Der Revisionsrekurs ist im Hinblick auf die im Schrifttum geäußerte Kritik an der Entscheidung 1 Ob 216/09k zulässig; er ist auch berechtigt.

Im Revisionsrekurs macht der Bund geltend, dass der Begriff des „Grundbetrags" der Familienbeihilfe - entsprechend der bisherigen Judikatur - wörtlich auszulegen sei; durch die 13-malige Auszahlung der Familienbeihilfe werde der „Grundbetrag" nicht erhöht.

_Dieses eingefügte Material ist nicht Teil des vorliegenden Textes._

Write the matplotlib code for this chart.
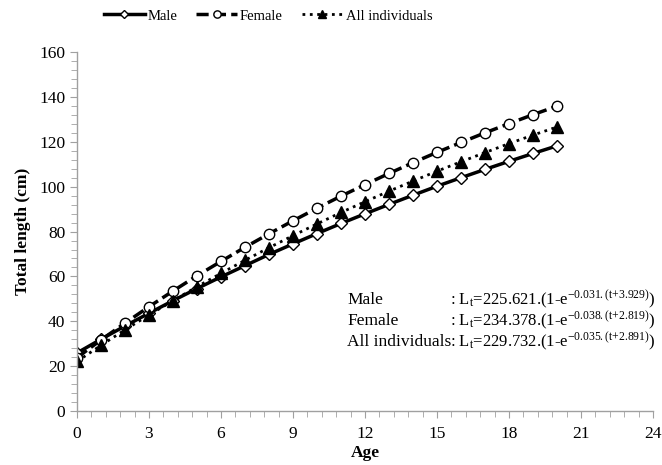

Diese Ausführungen sind berechtigt.

1. Vorschüsse nach § 4 Z 5 UVG (in der gemäß § 37 Abs 3 UVG hier noch anzuwendenden Fassung vor Inkrafttreten des FamRÄG 2009, BGBl I 2009/75) sind zu gewähren, wenn der Unterhaltsschuldner den vorläufigen Unterhalt nach § 382a EO nicht rechtzeitig voll erbringt. Vorläufiger Unterhalt gemäß § 382a Abs 1 EO kann gemäß § 382a Abs 2 EO (in der gemäß § 414 EO hier noch anzuwendenden Fassung vor Inkrafttreten des FamRÄG 2009) „höchstens bis zum Grundbetrag der Familienbeihilfe nach dem Familienlastenausgleichsgesetz bewilligt werden".

2. Die Höhe des Vorschusses nach § 4 Z 5 UVG wird durch die einstweilige Verfügung nach § 382a EO determiniert. Durch die Bezugnahme auf § 382a EO in § 4 Z 5 UVG wird aber auch klargestellt, dass jedenfalls keine über dem „Grundbetrag der Familienbeihilfe" liegenden Vorschüsse ausbezahlt werden können. Um die höhenmäßige Beschränkung effektiv werden zu lassen, ist sie im Vorschussverfahren von Amts wegen zu beachten, wenn die einstweilige Verfügung unrichtigerweise auf einen höheren Betrag lautet (Neumayr in Schwimann, ABGB3 I § 4 UVG Rz 103 mwN).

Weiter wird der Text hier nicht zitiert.